Life expectancy across the UK was falling even before the Covid pandemic hit, with researchers finding an “alarming” drop over the past decade, according to a study published by Imperial College London (ICL).
Having examined around 8.6 million death records in England from 2002-2019, ICL found that life expectancy decreased in one of five communities for women and one in nine areas for men over the past decade.
The analysis, published on Wednesday, comes after the Office for National Statistics (ONS) released a report earlier in 2021 estimating that life expectancy for men had fallen for the first time in 40 years due to the Covid pandemic.
However, ICL researchers found it had actually started to decline years before the pandemic impacted communities.
“There has always been an impression in the UK that everyone's health is improving, even if not at the same pace,” said Professor Majid Ezzati, who led the study, but “data show that longevity has been getting worse for years in large parts of England.”
"For such declines to be seen in 'normal times' before the pandemic is alarming."
Beyond the national picture across England, the study outlined the stark difference between life expectancy in different parts of the country. At the most extreme point, there was a 20-year gap between women living in the London borough of Camden and Leeds, West Yorkshire, while there was a 27-year gap between Kensington and Chelsea and Blackpool, Lancashire.

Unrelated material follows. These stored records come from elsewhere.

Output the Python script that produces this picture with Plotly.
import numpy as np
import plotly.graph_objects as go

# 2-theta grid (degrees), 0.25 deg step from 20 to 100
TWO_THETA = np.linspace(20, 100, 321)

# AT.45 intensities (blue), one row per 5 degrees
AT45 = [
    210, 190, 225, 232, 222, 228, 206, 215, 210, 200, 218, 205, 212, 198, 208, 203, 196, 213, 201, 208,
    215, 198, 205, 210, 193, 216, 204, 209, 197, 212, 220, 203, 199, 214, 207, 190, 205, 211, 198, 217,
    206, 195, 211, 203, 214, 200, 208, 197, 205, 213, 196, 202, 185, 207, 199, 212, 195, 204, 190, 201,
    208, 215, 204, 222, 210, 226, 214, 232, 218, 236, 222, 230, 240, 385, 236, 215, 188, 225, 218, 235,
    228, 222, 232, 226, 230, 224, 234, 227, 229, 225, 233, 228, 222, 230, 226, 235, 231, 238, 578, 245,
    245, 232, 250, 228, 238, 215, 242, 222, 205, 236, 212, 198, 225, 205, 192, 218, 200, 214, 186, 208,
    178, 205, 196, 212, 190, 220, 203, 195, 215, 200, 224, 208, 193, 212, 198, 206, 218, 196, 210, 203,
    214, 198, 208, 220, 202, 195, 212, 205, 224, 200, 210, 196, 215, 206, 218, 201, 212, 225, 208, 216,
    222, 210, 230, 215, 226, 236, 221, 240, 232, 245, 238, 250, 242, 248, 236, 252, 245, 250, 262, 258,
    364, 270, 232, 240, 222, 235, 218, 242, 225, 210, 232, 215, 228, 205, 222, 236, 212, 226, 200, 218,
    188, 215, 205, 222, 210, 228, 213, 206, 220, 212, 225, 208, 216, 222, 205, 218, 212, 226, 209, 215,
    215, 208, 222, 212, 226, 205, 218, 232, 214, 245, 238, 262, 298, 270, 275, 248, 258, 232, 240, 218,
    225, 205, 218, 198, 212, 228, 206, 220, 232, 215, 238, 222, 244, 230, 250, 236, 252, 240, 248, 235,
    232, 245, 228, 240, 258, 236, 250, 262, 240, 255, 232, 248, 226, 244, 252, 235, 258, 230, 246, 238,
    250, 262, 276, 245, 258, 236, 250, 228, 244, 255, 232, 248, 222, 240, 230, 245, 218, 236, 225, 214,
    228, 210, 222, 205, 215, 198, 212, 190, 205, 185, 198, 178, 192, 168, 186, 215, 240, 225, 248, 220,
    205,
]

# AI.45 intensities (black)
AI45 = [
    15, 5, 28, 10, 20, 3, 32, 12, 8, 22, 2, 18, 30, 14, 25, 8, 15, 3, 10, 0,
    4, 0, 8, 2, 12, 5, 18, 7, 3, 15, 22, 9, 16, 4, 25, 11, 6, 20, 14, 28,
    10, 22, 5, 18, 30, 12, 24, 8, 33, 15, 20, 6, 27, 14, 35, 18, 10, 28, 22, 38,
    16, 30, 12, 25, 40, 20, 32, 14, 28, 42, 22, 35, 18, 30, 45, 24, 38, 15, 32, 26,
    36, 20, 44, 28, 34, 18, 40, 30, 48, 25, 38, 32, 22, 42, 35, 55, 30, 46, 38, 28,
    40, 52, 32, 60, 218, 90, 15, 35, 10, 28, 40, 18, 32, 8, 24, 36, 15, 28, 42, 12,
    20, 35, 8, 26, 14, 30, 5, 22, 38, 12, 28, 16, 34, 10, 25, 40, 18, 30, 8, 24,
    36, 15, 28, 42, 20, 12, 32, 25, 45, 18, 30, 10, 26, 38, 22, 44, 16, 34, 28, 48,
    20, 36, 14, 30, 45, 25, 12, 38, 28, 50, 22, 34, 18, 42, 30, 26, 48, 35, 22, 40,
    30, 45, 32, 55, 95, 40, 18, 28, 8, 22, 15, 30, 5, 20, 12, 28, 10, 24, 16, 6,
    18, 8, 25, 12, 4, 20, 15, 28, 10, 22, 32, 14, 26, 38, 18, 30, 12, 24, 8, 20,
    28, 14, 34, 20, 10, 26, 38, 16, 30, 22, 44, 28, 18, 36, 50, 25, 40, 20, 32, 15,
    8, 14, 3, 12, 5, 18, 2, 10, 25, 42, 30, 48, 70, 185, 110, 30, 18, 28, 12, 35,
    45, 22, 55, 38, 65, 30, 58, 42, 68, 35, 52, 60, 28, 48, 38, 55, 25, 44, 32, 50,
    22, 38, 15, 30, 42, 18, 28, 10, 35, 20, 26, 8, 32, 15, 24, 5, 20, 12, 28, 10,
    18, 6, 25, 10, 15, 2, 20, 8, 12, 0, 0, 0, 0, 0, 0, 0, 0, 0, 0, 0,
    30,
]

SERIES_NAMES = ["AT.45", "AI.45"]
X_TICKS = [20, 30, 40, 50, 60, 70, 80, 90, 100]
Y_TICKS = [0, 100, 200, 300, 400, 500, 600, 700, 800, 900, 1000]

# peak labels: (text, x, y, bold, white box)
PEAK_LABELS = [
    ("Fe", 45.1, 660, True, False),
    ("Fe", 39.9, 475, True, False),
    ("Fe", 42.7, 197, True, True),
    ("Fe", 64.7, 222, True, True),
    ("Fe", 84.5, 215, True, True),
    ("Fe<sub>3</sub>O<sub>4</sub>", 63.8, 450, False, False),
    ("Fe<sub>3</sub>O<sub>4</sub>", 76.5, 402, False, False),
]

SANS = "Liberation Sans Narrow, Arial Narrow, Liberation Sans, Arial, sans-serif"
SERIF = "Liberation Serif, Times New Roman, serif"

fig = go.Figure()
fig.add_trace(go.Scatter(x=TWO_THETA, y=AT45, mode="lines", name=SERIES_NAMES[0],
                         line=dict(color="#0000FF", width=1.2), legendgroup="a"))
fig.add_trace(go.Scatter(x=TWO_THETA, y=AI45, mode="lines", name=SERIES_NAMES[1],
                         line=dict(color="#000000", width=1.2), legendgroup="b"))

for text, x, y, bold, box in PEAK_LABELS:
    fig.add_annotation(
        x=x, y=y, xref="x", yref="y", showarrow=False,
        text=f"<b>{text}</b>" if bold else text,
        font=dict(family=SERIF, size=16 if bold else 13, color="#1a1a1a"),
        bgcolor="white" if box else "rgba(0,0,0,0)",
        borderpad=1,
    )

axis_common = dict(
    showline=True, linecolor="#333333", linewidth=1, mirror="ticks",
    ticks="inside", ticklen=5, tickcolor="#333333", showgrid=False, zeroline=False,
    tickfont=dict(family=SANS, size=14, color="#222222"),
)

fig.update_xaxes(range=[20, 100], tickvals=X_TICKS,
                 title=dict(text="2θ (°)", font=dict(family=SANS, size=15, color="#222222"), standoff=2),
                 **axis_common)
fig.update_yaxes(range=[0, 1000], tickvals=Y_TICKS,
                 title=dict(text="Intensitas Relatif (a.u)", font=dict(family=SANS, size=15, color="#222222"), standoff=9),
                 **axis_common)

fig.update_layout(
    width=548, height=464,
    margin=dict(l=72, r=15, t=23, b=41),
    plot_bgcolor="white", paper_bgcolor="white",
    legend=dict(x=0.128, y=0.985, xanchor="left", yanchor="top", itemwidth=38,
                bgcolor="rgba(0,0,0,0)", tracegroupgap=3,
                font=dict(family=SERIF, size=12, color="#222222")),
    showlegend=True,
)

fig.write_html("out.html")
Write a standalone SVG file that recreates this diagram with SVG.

The analysis, released in the peer reviewed Lancet journal, blamed the differences in life expectancy on poverty, employment issues, welfare support, and healthcare, urging the government to boost investments in areas that have the lowest life expectancies.
Prime Minister Boris Johnson and his government recently pledged to tackle inequalities between different regions, laying out his so-called ‘levelling-up’ agenda, which will seek to providing funding to towns, cities, and rural areas, giving local authorities greater control over how government investment is spent.